Following his 4-for-4 showing Wednesday night, Scott got the Rays on the board in the third with a towering blast to right field. The Rays stranded nine runners and failed to cash in on several other scoring opportunities — a major problem the night before — but in the sixth all that changed when they staged their own two-out rally.
First came ground-outs by Jeff Keppinger and Hideki Matsui, playing in place of Matt Joyce (he was experiencing back soreness after his first two games back from a stint on the disabled list). Desmond Jennings was hit by a pitch from Ubaldo Jiminez and Molina followed with a single, moving Jennings to second. Sean Rodriguez then drew a walk to load the bases with Upton coming to the plate.
With the count 0-1, he ripped a shot just inside the left-field line that rolled to the corner, allowing the bases to clear. Upton later added a double in the eighth to finish 3-for-5 in the leadoff spot.
"It’s not just me, it could have been anybody in that situation," he said. "We needed that because we haven’t been doing it lately. So it definitely felt good."
What also felt good for the Rays is that they’re now finished with the AL Central for the season, They close the door on Central foes with an 8-16 showing, compared with 40-29 against everyone else.
In addition, the win allowed Tampa Bay to salvage a split in the four-game Indians series, after dropping two of three against Boston to start the 10-game homestand.

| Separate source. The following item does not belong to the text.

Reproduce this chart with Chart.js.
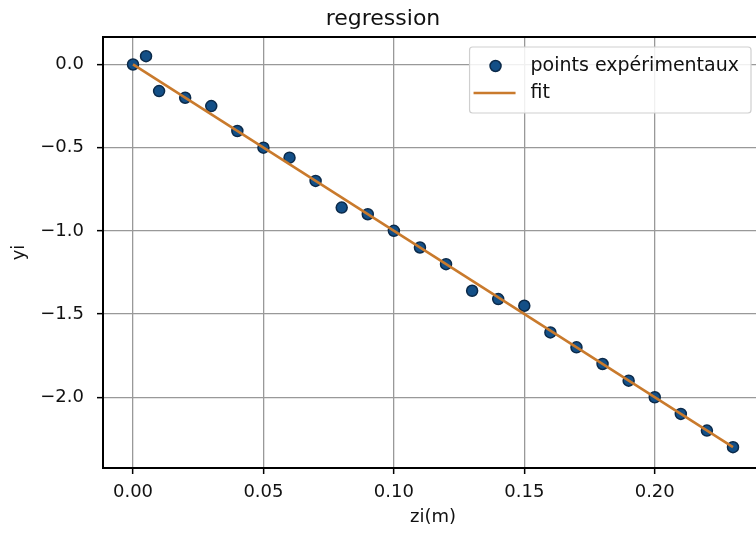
<!DOCTYPE html>
<html>
<head>
<meta charset="utf-8">
<script src="https://cdn.jsdelivr.net/npm/chart.js@4/dist/chart.umd.min.js"></script>
<style>
  html, body { margin: 0; padding: 0; background: #ffffff; overflow: hidden; }
  #wrap { position: relative; width: 770px; height: 533px; }
</style>
</head>
<body>
<div id="wrap"><canvas id="c"></canvas></div>
<script>
// ---- data ----
const xi = [0, 0.005, 0.01, 0.02, 0.03, 0.04, 0.05, 0.06, 0.07, 0.08, 0.09, 0.10, 0.11, 0.12,
            0.13, 0.14, 0.15, 0.16, 0.17, 0.18, 0.19, 0.20, 0.21, 0.22, 0.23];
const yi = [0, 0.05, -0.16, -0.2, -0.25, -0.4, -0.5, -0.56, -0.7, -0.86, -0.9, -1.0, -1.1, -1.2,
            -1.36, -1.41, -1.45, -1.61, -1.7, -1.8, -1.9, -2.0, -2.1, -2.2, -2.3];
const fitX = [0, 0.23];
const fitY = [0, -2.3];
const seriesNames = ['points expérimentaux', 'fit'];
const titleText = 'regression';
const xLabel = 'zi(m)';
const yLabel = 'yi';

const FONT = 'DejaVu Sans';
const TEXT = '#111111';
const pointFill = '#134f87';
const pointEdge = '#0b2a4a';
const fitColor = '#c97a2c';

const scatterData = xi.map((x, i) => ({x: x, y: yi[i]}));
const fitData = fitX.map((x, i) => ({x: x, y: fitY[i]}));

const framePlugin = {
  id: 'frame',
  afterDatasetsDraw(chart) {
    const ctx = chart.ctx, a = chart.chartArea;
    ctx.save();
    ctx.strokeStyle = '#000';
    ctx.lineWidth = 2;
    ctx.strokeRect(a.left, a.top, a.right - a.left, a.bottom - a.top);
    ctx.restore();
  }
};

const legendPlugin = {
  id: 'boxLegend',
  afterDraw(chart) {
    const ctx = chart.ctx, a = chart.chartArea;
    ctx.save();
    ctx.font = '19px "' + FONT + '"';
    const textW = Math.max(...seriesNames.map(s => ctx.measureText(s).width));
    const right = a.right - 12;
    const top = a.top + 10;
    const w = 61 + textW + 12;
    const h = 66;
    const left = right - w;
    ctx.fillStyle = 'rgba(255,255,255,0.85)';
    ctx.strokeStyle = '#cfcfcf';
    ctx.lineWidth = 1.2;
    ctx.beginPath();
    if (ctx.roundRect) ctx.roundRect(left, top, w, h, 3); else ctx.rect(left, top, w, h);
    ctx.fill();
    ctx.stroke();
    const r1 = top + 19, r2 = top + 46;
    ctx.beginPath();
    ctx.arc(left + 26, r1, 5.5, 0, Math.PI * 2);
    ctx.fillStyle = pointFill;
    ctx.fill();
    ctx.lineWidth = 1.5;
    ctx.strokeStyle = pointEdge;
    ctx.stroke();
    ctx.beginPath();
    ctx.moveTo(left + 4, r2);
    ctx.lineTo(left + 46, r2);
    ctx.strokeStyle = fitColor;
    ctx.lineWidth = 2.6;
    ctx.stroke();
    ctx.fillStyle = TEXT;
    ctx.textBaseline = 'middle';
    ctx.textAlign = 'left';
    ctx.fillText(seriesNames[0], left + 61, r1);
    ctx.fillText(seriesNames[1], left + 61, r2);
    ctx.restore();
  }
};

const minus = v => (v < 0 ? '\u2212' : '');

new Chart(document.getElementById('c'), {
  type: 'scatter',
  data: {
    datasets: [
      {
        label: seriesNames[0],
        data: scatterData,
        backgroundColor: pointFill,
        borderColor: pointEdge,
        borderWidth: 1.5,
        pointRadius: 5.5,
        order: 2
      },
      {
        label: seriesNames[1],
        type: 'line',
        data: fitData,
        showLine: true,
        borderColor: fitColor,
        borderWidth: 2.6,
        pointRadius: 0,
        fill: false,
        order: 1
      }
    ]
  },
  options: {
    responsive: true,
    maintainAspectRatio: false,
    animation: false,
    devicePixelRatio: 1,
    layout: { padding: { left: 0, right: 4, top: 0, bottom: 0 } },
    plugins: {
      legend: { display: false },
      tooltip: { enabled: false },
      title: {
        display: true,
        text: titleText,
        color: TEXT,
        font: { family: FONT, size: 22, weight: 'normal' },
        padding: { top: 6, bottom: 4.6 }
      }
    },
    scales: {
      x: {
        type: 'linear',
        min: -0.0115,
        max: 0.2415,
        afterFit(s) { s.height = 65; },
        ticks: {
          stepSize: 0.05,
          includeBounds: false,
          padding: 8,
          color: TEXT,
          font: { family: FONT, size: 18 },
          maxRotation: 0,
          callback: v => minus(v) + Math.abs(v).toFixed(2)
        },
        grid: { color: '#999999', lineWidth: 1.3, tickColor: '#000', tickLength: 6, tickWidth: 1.5 },
        border: { color: '#000', width: 2 },
        title: { display: true, text: xLabel, color: TEXT, font: { family: FONT, size: 18 }, padding: { top: 0, bottom: 5 } }
      },
      y: {
        type: 'linear',
        min: -2.425,
        max: 0.165,
        afterFit(s) { s.width = 103; },
        ticks: {
          stepSize: 0.5,
          includeBounds: false,
          padding: 13,
          color: TEXT,
          font: { family: FONT, size: 18 },
          callback: v => minus(v) + Math.abs(v).toFixed(1)
        },
        grid: { color: '#999999', lineWidth: 1.3, tickColor: '#000', tickLength: 6, tickWidth: 1.5 },
        border: { color: '#000', width: 2 },
        title: { display: true, text: yLabel, color: TEXT, font: { family: FONT, size: 18 }, padding: { top: 9, bottom: 0 } }
      }
    }
  },
  plugins: [framePlugin, legendPlugin]
});
</script>
</body>
</html>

Thursday’s outcome propels the Rays into the final leg of the stand — a weekend series against the struggling Seattle Mariners — on a high note.
The Mariners are last in the AL West with a record of 40-54 and present the Rays with an excellent opportunity to build a winning streak, before hitting the road next week for a nine-game trip to Baltimore, Anaheim and Oakland.
James Shields (8-6, 4.44) will start Friday at 7:10 against Hisashi Iwakuma (1-2, 5.13). He hopes to stabilize his recent double-digit free fall, in which he’s allowed 10 hits or more in four straight games. Alex Cobb has also struggled recently, taking a 4-6 record and 4.92 ERA into Saturday night’s contest against Jason Vargas (9-7, 4.09) and Matt Moore (6-6, 4.39) closes it out Sunday at 1:40 p.m. against Blake Beavan (4-6, 6.06).
Maddon said outfielder Sam Fuld, coming back from wrist surgery, continues to make good progress in his rehab stint with Durham but plans don’t call for Fuld to rejoin the Rays this weekend.
When he does, likely next week, that could possibly spell the end of the Matsui’s time with the Rays. Since hitting two homers in his first three games, he has hit only .152 (12-for-79) with no homers and just 3 RBI in 28 games, including 0-for-3 Thursday with a strikeout.
Maddon, however, praised Matsui’s attitude and emphasized that he’s just missed connecting some big hits, including getting under one pitch Thursday on a high fly-out.
"I’ll say it for the hundredth time — I’ve only known him a couple of months, but he’s a total professional," Maddon said. "He stays ready, doesn’t complain. There’s still some good work left in his bat. We just have to try to find the right spot to get him out there."
As for Joyce, he added that he thinks the lefty slugger will be ready to return to the starting lineup Friday: "I think he will, but I’m not 100 percent sure yet."
What is 100 percent, on the other hand, is how much better the Rays feel today than they did late Wednesday night.
And they have to hand it Price, just as they’ve been doing all season long.